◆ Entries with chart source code
——

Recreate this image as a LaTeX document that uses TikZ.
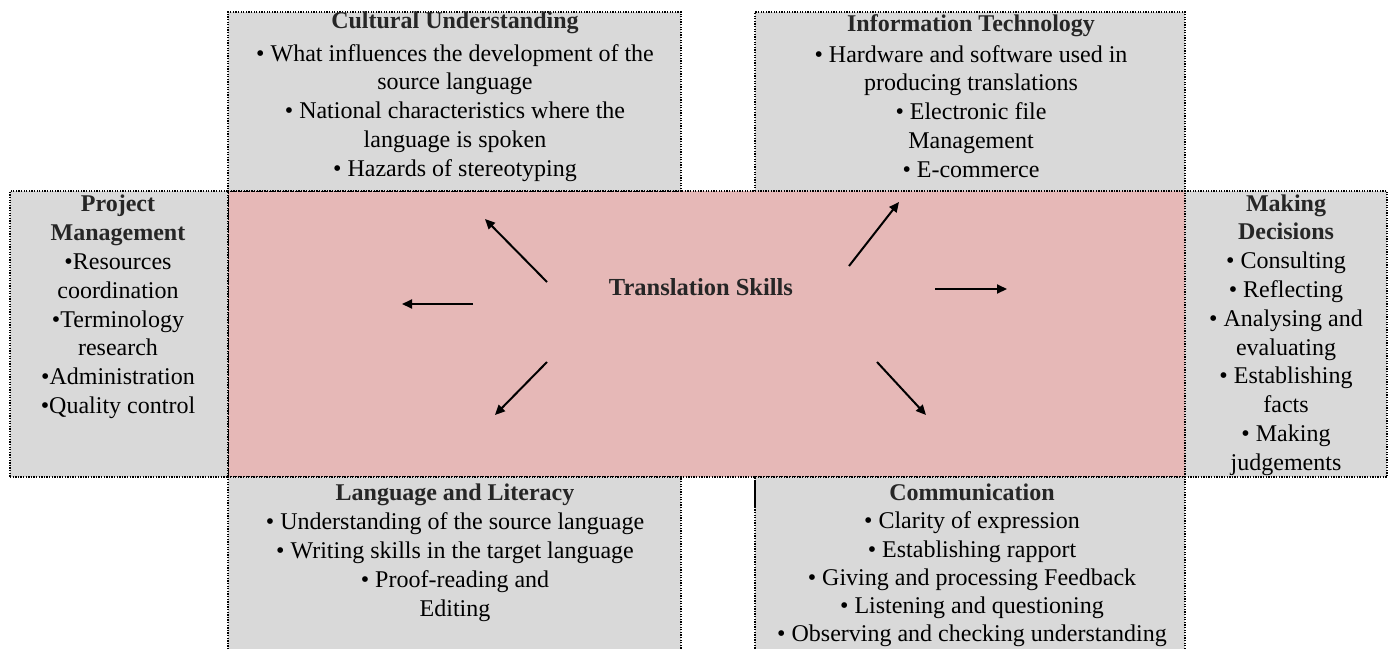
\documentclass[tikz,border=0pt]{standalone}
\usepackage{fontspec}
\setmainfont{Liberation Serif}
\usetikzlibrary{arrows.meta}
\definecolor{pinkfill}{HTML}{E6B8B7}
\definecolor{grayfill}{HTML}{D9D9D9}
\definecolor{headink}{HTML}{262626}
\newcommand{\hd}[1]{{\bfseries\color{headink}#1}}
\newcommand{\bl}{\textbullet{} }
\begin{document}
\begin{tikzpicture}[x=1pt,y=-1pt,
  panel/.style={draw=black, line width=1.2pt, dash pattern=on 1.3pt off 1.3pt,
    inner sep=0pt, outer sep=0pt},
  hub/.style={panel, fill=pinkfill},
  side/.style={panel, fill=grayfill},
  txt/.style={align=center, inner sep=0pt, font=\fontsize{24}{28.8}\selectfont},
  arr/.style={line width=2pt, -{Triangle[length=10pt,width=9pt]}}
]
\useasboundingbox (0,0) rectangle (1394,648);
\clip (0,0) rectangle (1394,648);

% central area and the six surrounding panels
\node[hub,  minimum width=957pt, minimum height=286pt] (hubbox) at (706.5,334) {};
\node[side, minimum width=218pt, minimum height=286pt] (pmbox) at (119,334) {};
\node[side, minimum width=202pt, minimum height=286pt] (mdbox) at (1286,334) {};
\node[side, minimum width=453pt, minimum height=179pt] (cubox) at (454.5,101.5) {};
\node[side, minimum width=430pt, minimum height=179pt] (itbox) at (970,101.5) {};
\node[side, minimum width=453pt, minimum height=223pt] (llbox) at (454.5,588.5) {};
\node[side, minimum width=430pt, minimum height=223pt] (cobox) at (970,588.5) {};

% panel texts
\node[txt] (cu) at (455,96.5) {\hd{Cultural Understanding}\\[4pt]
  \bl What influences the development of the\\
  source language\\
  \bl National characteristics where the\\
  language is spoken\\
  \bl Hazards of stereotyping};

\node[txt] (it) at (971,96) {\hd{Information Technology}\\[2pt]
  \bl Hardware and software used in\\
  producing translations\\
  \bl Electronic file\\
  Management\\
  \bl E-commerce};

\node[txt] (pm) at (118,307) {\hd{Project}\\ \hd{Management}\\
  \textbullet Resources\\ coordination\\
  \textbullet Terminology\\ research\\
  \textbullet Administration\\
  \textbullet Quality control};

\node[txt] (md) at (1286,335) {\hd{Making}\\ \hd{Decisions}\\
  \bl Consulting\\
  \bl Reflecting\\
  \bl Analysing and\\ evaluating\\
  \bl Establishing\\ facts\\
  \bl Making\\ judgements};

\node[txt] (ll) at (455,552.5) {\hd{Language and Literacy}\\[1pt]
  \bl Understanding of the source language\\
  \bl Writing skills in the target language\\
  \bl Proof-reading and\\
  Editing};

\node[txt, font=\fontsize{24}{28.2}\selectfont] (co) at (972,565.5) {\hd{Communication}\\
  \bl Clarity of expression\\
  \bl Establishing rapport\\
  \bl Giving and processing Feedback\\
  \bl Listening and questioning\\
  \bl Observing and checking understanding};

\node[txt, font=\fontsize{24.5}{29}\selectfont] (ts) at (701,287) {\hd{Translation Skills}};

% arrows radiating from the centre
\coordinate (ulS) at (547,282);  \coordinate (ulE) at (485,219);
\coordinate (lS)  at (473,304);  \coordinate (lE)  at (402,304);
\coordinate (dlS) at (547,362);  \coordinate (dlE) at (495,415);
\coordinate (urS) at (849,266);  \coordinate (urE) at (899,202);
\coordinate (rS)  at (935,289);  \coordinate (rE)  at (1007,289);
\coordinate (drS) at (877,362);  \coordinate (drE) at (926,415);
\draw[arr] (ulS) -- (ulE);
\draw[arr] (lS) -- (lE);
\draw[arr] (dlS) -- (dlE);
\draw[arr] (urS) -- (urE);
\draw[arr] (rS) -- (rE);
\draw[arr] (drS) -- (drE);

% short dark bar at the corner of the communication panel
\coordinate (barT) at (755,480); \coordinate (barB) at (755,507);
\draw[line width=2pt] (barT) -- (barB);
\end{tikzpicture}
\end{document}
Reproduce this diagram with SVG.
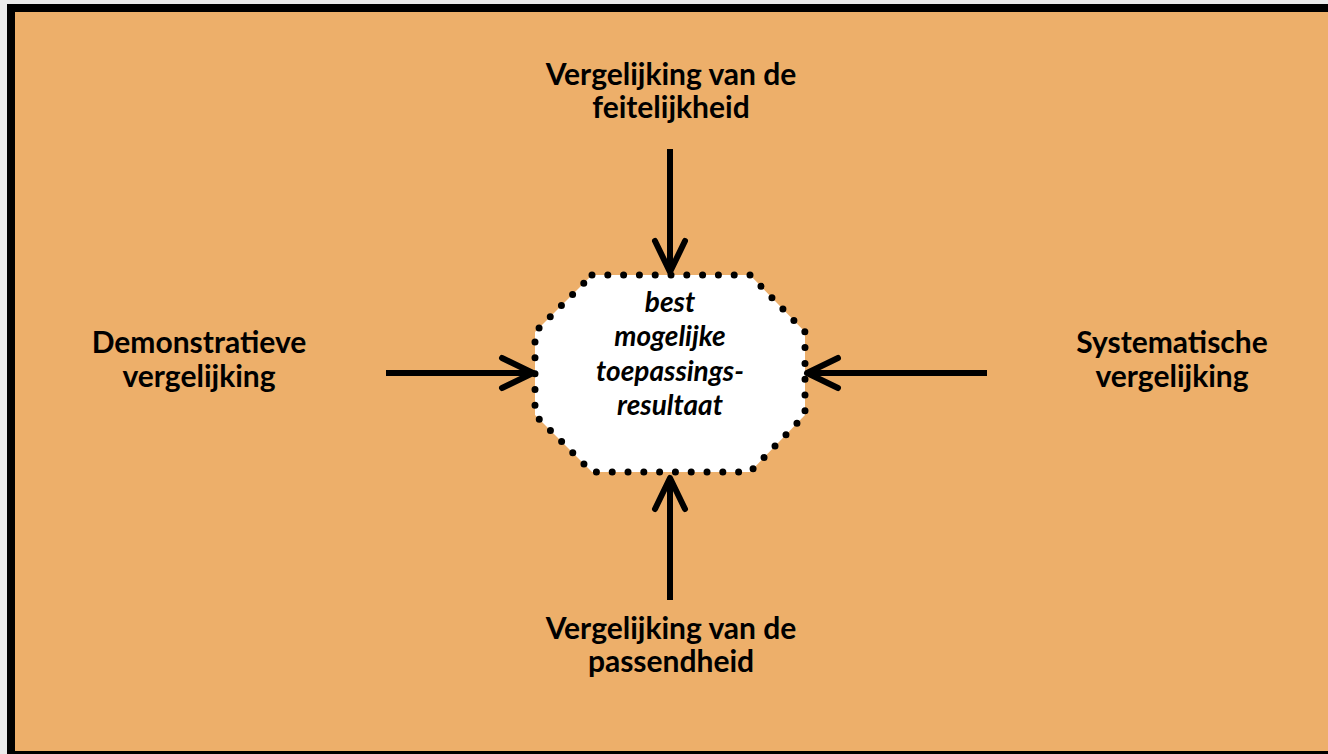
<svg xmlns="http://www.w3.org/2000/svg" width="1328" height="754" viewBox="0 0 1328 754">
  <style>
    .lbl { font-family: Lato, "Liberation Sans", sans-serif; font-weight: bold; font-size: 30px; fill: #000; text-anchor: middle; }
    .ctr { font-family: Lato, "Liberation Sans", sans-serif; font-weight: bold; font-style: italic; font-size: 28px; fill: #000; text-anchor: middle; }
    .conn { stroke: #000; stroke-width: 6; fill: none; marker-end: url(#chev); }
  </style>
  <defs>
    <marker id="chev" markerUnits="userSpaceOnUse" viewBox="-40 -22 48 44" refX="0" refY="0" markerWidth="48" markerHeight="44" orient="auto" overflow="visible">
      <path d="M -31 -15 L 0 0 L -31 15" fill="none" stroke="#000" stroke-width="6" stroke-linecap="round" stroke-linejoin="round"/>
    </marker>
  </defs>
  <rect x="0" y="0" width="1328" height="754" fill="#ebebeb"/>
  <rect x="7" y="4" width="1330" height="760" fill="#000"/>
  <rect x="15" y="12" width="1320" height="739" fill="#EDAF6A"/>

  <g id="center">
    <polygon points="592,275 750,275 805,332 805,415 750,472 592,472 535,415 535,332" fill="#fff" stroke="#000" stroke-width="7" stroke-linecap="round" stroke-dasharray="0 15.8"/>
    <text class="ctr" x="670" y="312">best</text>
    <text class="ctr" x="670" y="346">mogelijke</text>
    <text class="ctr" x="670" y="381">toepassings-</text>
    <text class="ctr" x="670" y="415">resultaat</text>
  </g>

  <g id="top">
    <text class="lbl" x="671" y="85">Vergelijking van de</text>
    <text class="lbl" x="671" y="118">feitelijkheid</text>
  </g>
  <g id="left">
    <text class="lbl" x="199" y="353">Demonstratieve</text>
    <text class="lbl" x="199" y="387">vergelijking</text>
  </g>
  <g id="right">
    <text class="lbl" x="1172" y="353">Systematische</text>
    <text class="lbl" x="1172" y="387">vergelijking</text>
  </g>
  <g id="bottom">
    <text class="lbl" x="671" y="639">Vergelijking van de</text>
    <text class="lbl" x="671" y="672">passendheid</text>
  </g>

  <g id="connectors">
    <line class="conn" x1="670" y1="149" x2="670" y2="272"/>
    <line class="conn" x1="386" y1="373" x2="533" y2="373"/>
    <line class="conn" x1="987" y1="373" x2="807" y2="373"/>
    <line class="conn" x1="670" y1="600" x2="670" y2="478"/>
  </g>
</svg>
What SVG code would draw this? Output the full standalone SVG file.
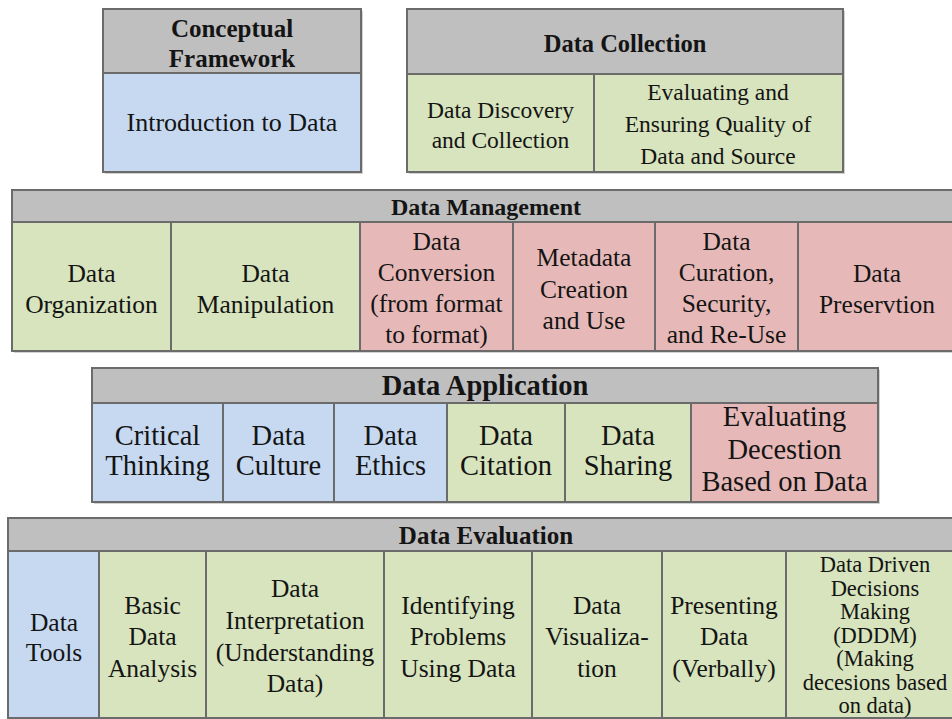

——

◆ EXERCISE
Restate the records above in full, word for word. Keep pictures out.

◆ COMPLETED EXERCISE
Recreate this image as a LaTeX document that uses TikZ.
\documentclass[tikz,border=0pt]{standalone}
\usepackage{fontspec}
\setmainfont{Liberation Serif}
\usetikzlibrary{arrows.meta}
\definecolor{pinkfill}{HTML}{E6B8B7}
\definecolor{grayfill}{HTML}{D9D9D9}
\definecolor{headink}{HTML}{262626}
\newcommand{\hd}[1]{{\bfseries\color{headink}#1}}
\newcommand{\bl}{\textbullet{} }
\begin{document}
\begin{tikzpicture}[x=1pt,y=-1pt,
  panel/.style={draw=black, line width=1.2pt, dash pattern=on 1.3pt off 1.3pt,
    inner sep=0pt, outer sep=0pt},
  hub/.style={panel, fill=pinkfill},
  side/.style={panel, fill=grayfill},
  txt/.style={align=center, inner sep=0pt, font=\fontsize{24}{28.8}\selectfont},
  arr/.style={line width=2pt, -{Triangle[length=10pt,width=9pt]}}
]
\useasboundingbox (0,0) rectangle (1394,648);
\clip (0,0) rectangle (1394,648);

% central area and the six surrounding panels
\node[hub,  minimum width=957pt, minimum height=286pt] (hubbox) at (706.5,334) {};
\node[side, minimum width=218pt, minimum height=286pt] (pmbox) at (119,334) {};
\node[side, minimum width=202pt, minimum height=286pt] (mdbox) at (1286,334) {};
\node[side, minimum width=453pt, minimum height=179pt] (cubox) at (454.5,101.5) {};
\node[side, minimum width=430pt, minimum height=179pt] (itbox) at (970,101.5) {};
\node[side, minimum width=453pt, minimum height=223pt] (llbox) at (454.5,588.5) {};
\node[side, minimum width=430pt, minimum height=223pt] (cobox) at (970,588.5) {};

% panel texts
\node[txt] (cu) at (455,96.5) {\hd{Cultural Understanding}\\[4pt]
  \bl What influences the development of the\\
  source language\\
  \bl National characteristics where the\\
  language is spoken\\
  \bl Hazards of stereotyping};

\node[txt] (it) at (971,96) {\hd{Information Technology}\\[2pt]
  \bl Hardware and software used in\\
  producing translations\\
  \bl Electronic file\\
  Management\\
  \bl E-commerce};

\node[txt] (pm) at (118,307) {\hd{Project}\\ \hd{Management}\\
  \textbullet Resources\\ coordination\\
  \textbullet Terminology\\ research\\
  \textbullet Administration\\
  \textbullet Quality control};

\node[txt] (md) at (1286,335) {\hd{Making}\\ \hd{Decisions}\\
  \bl Consulting\\
  \bl Reflecting\\
  \bl Analysing and\\ evaluating\\
  \bl Establishing\\ facts\\
  \bl Making\\ judgements};

\node[txt] (ll) at (455,552.5) {\hd{Language and Literacy}\\[1pt]
  \bl Understanding of the source language\\
  \bl Writing skills in the target language\\
  \bl Proof-reading and\\
  Editing};

\node[txt, font=\fontsize{24}{28.2}\selectfont] (co) at (972,565.5) {\hd{Communication}\\
  \bl Clarity of expression\\
  \bl Establishing rapport\\
  \bl Giving and processing Feedback\\
  \bl Listening and questioning\\
  \bl Observing and checking understanding};

\node[txt, font=\fontsize{24.5}{29}\selectfont] (ts) at (701,287) {\hd{Translation Skills}};

% arrows radiating from the centre
\coordinate (ulS) at (547,282);  \coordinate (ulE) at (485,219);
\coordinate (lS)  at (473,304);  \coordinate (lE)  at (402,304);
\coordinate (dlS) at (547,362);  \coordinate (dlE) at (495,415);
\coordinate (urS) at (849,266);  \coordinate (urE) at (899,202);
\coordinate (rS)  at (935,289);  \coordinate (rE)  at (1007,289);
\coordinate (drS) at (877,362);  \coordinate (drE) at (926,415);
\draw[arr] (ulS) -- (ulE);
\draw[arr] (lS) -- (lE);
\draw[arr] (dlS) -- (dlE);
\draw[arr] (urS) -- (urE);
\draw[arr] (rS) -- (rE);
\draw[arr] (drS) -- (drE);

% short dark bar at the corner of the communication panel
\coordinate (barT) at (755,480); \coordinate (barB) at (755,507);
\draw[line width=2pt] (barT) -- (barB);
\end{tikzpicture}
\end{document}
Reproduce this diagram with SVG.
<svg xmlns="http://www.w3.org/2000/svg" width="1328" height="754" viewBox="0 0 1328 754">
  <style>
    .lbl { font-family: Lato, "Liberation Sans", sans-serif; font-weight: bold; font-size: 30px; fill: #000; text-anchor: middle; }
    .ctr { font-family: Lato, "Liberation Sans", sans-serif; font-weight: bold; font-style: italic; font-size: 28px; fill: #000; text-anchor: middle; }
    .conn { stroke: #000; stroke-width: 6; fill: none; marker-end: url(#chev); }
  </style>
  <defs>
    <marker id="chev" markerUnits="userSpaceOnUse" viewBox="-40 -22 48 44" refX="0" refY="0" markerWidth="48" markerHeight="44" orient="auto" overflow="visible">
      <path d="M -31 -15 L 0 0 L -31 15" fill="none" stroke="#000" stroke-width="6" stroke-linecap="round" stroke-linejoin="round"/>
    </marker>
  </defs>
  <rect x="0" y="0" width="1328" height="754" fill="#ebebeb"/>
  <rect x="7" y="4" width="1330" height="760" fill="#000"/>
  <rect x="15" y="12" width="1320" height="739" fill="#EDAF6A"/>

  <g id="center">
    <polygon points="592,275 750,275 805,332 805,415 750,472 592,472 535,415 535,332" fill="#fff" stroke="#000" stroke-width="7" stroke-linecap="round" stroke-dasharray="0 15.8"/>
    <text class="ctr" x="670" y="312">best</text>
    <text class="ctr" x="670" y="346">mogelijke</text>
    <text class="ctr" x="670" y="381">toepassings-</text>
    <text class="ctr" x="670" y="415">resultaat</text>
  </g>

  <g id="top">
    <text class="lbl" x="671" y="85">Vergelijking van de</text>
    <text class="lbl" x="671" y="118">feitelijkheid</text>
  </g>
  <g id="left">
    <text class="lbl" x="199" y="353">Demonstratieve</text>
    <text class="lbl" x="199" y="387">vergelijking</text>
  </g>
  <g id="right">
    <text class="lbl" x="1172" y="353">Systematische</text>
    <text class="lbl" x="1172" y="387">vergelijking</text>
  </g>
  <g id="bottom">
    <text class="lbl" x="671" y="639">Vergelijking van de</text>
    <text class="lbl" x="671" y="672">passendheid</text>
  </g>

  <g id="connectors">
    <line class="conn" x1="670" y1="149" x2="670" y2="272"/>
    <line class="conn" x1="386" y1="373" x2="533" y2="373"/>
    <line class="conn" x1="987" y1="373" x2="807" y2="373"/>
    <line class="conn" x1="670" y1="600" x2="670" y2="478"/>
  </g>
</svg>
What SVG code would draw this? Output the full standalone SVG file.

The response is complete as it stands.